First, it’s important to note here that an RAI governance mechanism is referring to the organizational processes that determine how unresolved Responsible AI risks are adjudicated, not broader regulatory compliance programs or external AI governance frameworks.
An RAI governance mechanism’s main boon for Responsible AI is requiring organizations to establish clear processes for how significant unresolved risks are handled.
That might include:
Predefined escalation thresholds,
Executive review for particularly severe findings,
Documented rationale when recommendations are declined,
Formal risk acceptance by designated leaders, or
Independent review bodies for exceptional cases.
What warrants escalation in responsible AI, in some ways, is more of an art than a science. Given how new the space is and how quickly developments in the field move, writing down and applying criteria uniformly can be a difficult prospect. In this context, the RAI governance mechanism exists to hold space for discussion around judgment calls. This fact is not a flaw in the field. It's a feature of work that sits at the intersection of technical systems and human judgment. The governance mechanism doesn't need to eliminate that ambiguity. Instead, it should be built to hold it and ensure that when a practitioner makes the call that something warrants escalation, there is somewhere for that judgment to land.

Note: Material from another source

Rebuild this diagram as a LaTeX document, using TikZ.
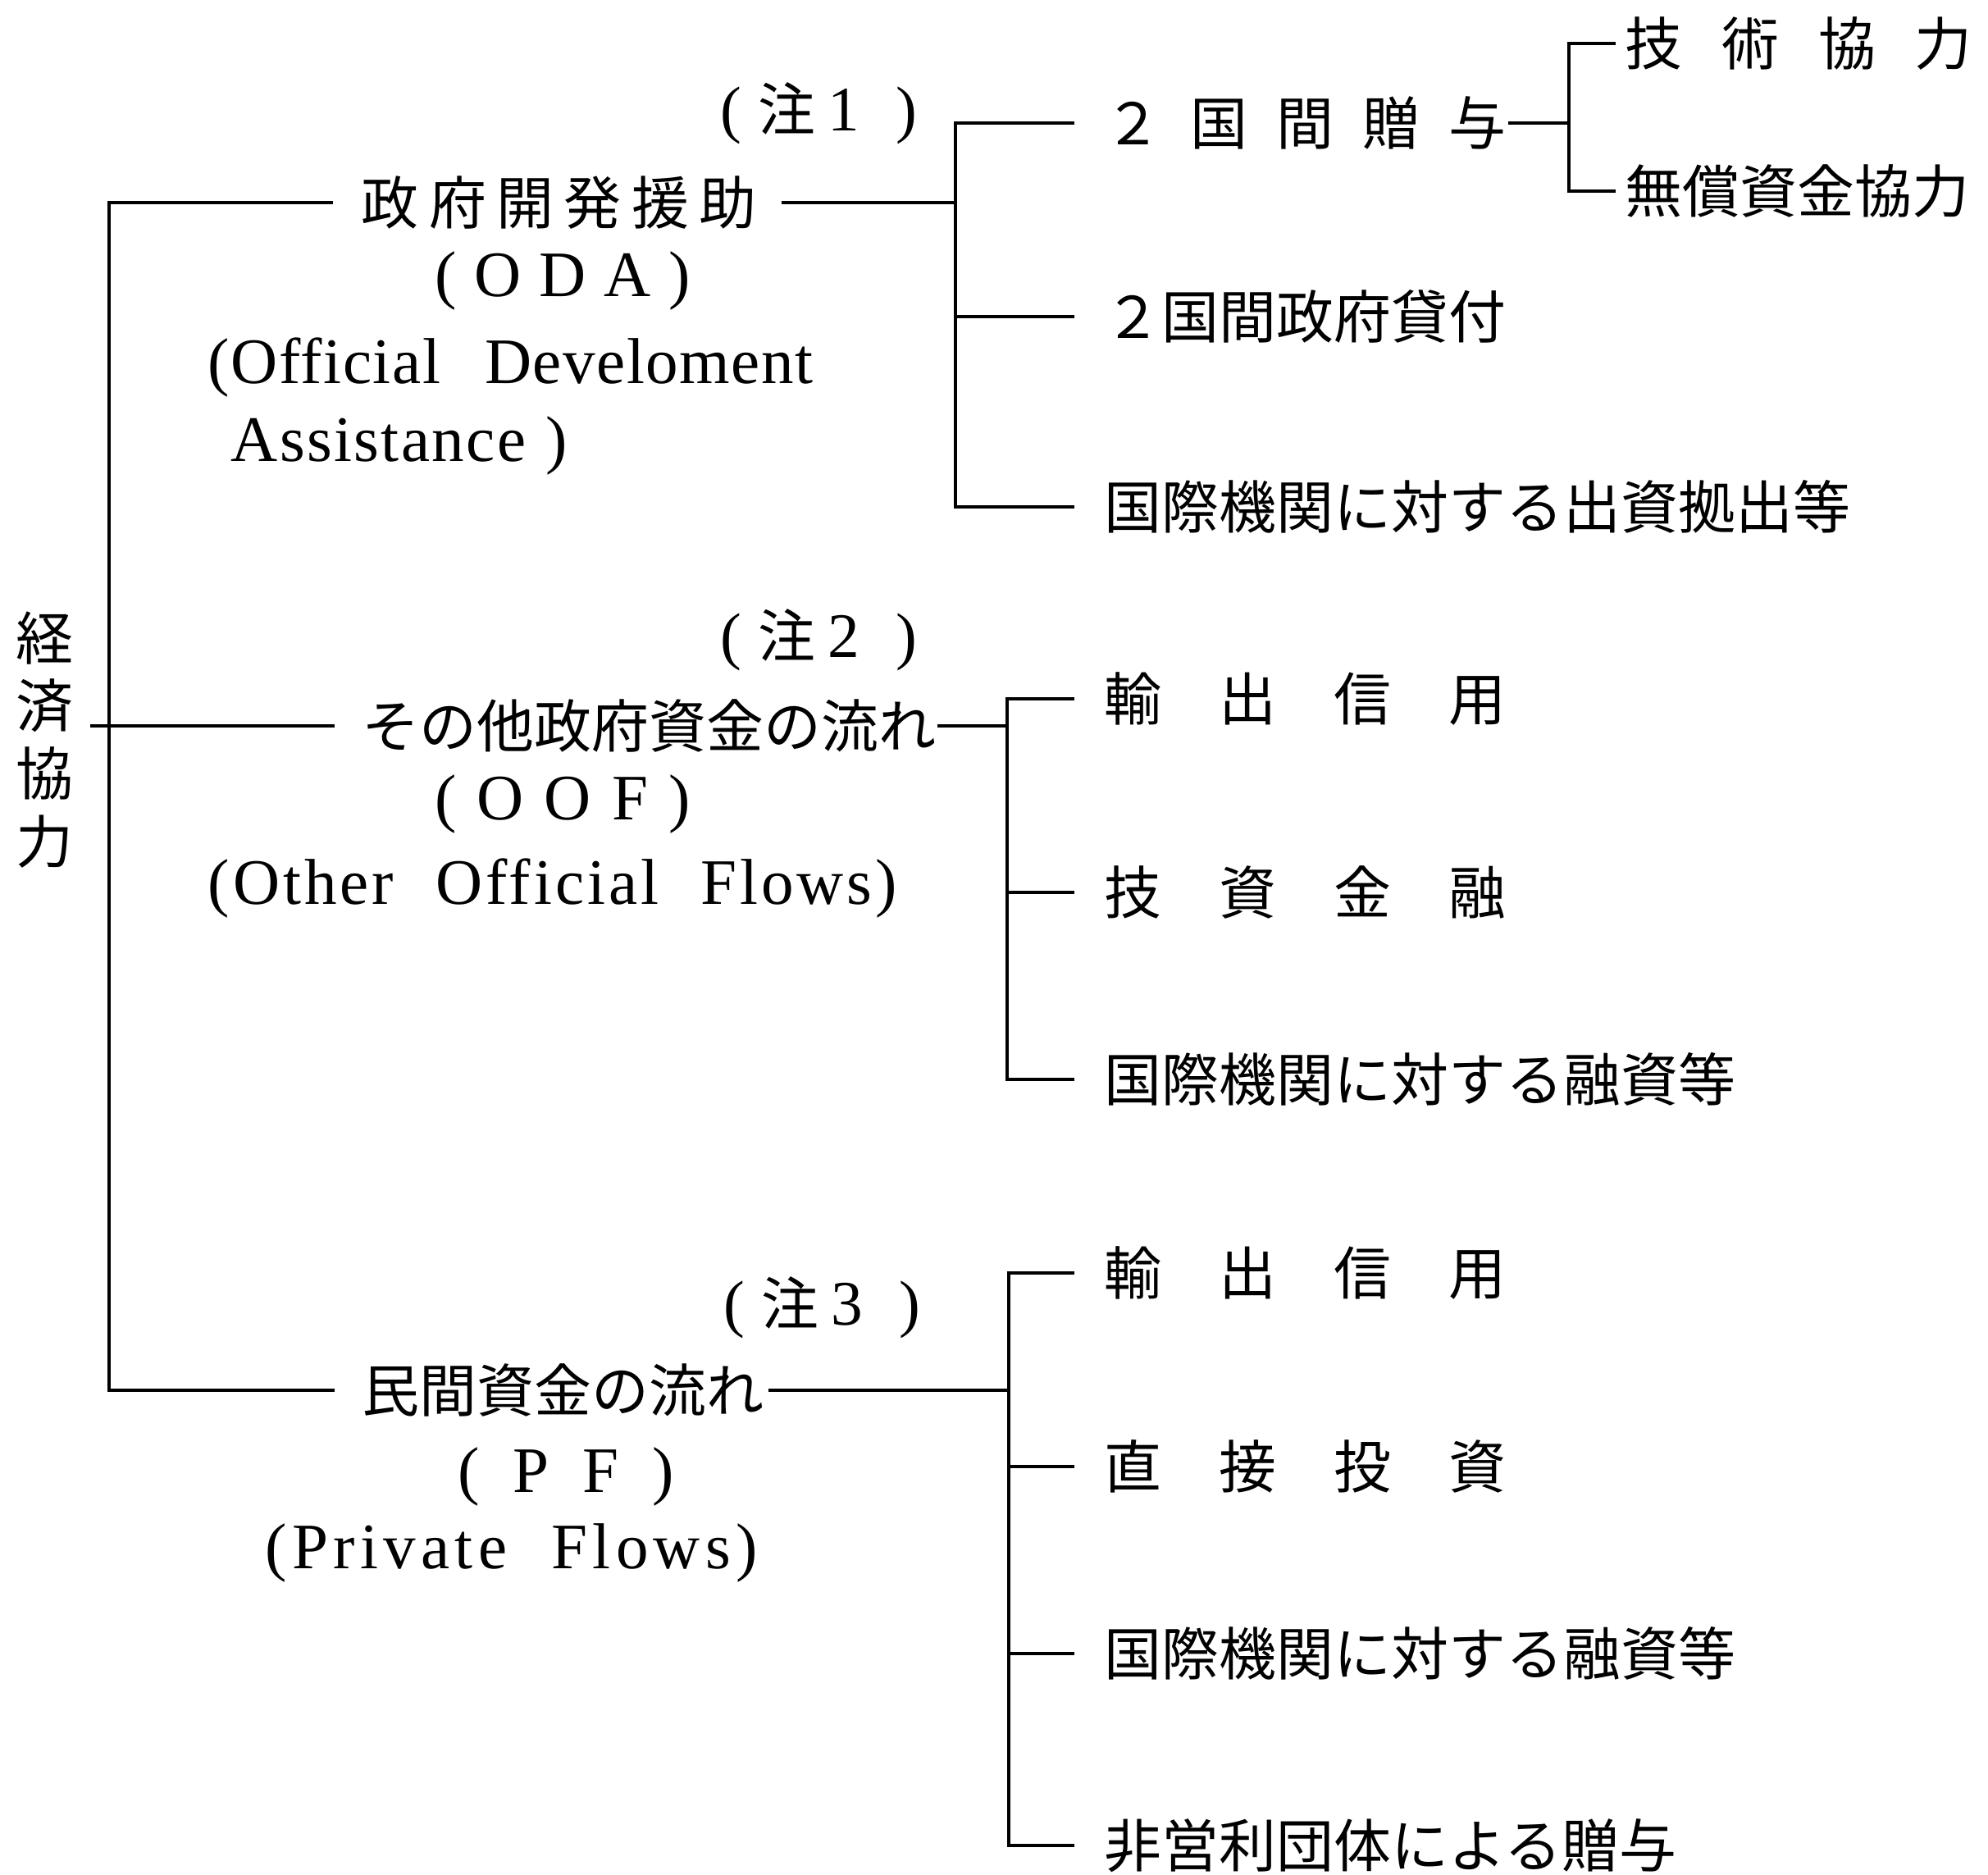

Notably, a governance mechanism’s impact is not limited to the moments when escalation is actually used. The existence of a pathway changes how decisions are made before escalation even happens. With a governance mechanism in place alongside the advisory work, RAI-product conversations shift from informal alignment toward more explicit reasoning about risk acceptance and mitigation. And so, what might previously have been treated as a “nice to have” recommendation becomes a decision that must be either addressed or consciously accepted. In effect, governance mechanisms change what “resolution” means, from an informal agreement between teams to a clear decision about whether a risk has been addressed or knowingly carried forward.
Finally, good governance shouldn't be measured by how often escalation occurs, but rather by how rarely escalation needs to be invoked. Governance isn't designed for the ninety-five percent of cases where everyone agrees. It's designed for the five percent where they don't. And ironically, the existence of that five percent pathway is what strengthens the other ninety-five. Product teams who know that unresolved high-severity concerns may require broader review have stronger incentives to resolve them collaboratively before that happens. And in this way, the stick makes the soft voice more credible.
Speaking Softly Isn’t Enough
Mature Responsible AI organizations should speak softly: Collaboration should remain the default. But collaboration alone cannot ensure that significant unresolved risks receive the organizational scrutiny they deserve. This is why Responsible AI is incomplete if it lacks a governance capability to complement its advisory capability. The pathway doesn't just exist for the rare cases where it's used; its presence is what makes the other ninety-five percent of cases resolve through collaboration in the first place.
Without a governance mechanism, Responsible AI can identify risk, recommend mitigations, and advocate for better outcomes, but it cannot ensure those risks are meaningfully considered when disagreement remains.
Because ultimately, a risk that can't be escalated is a risk that will ship.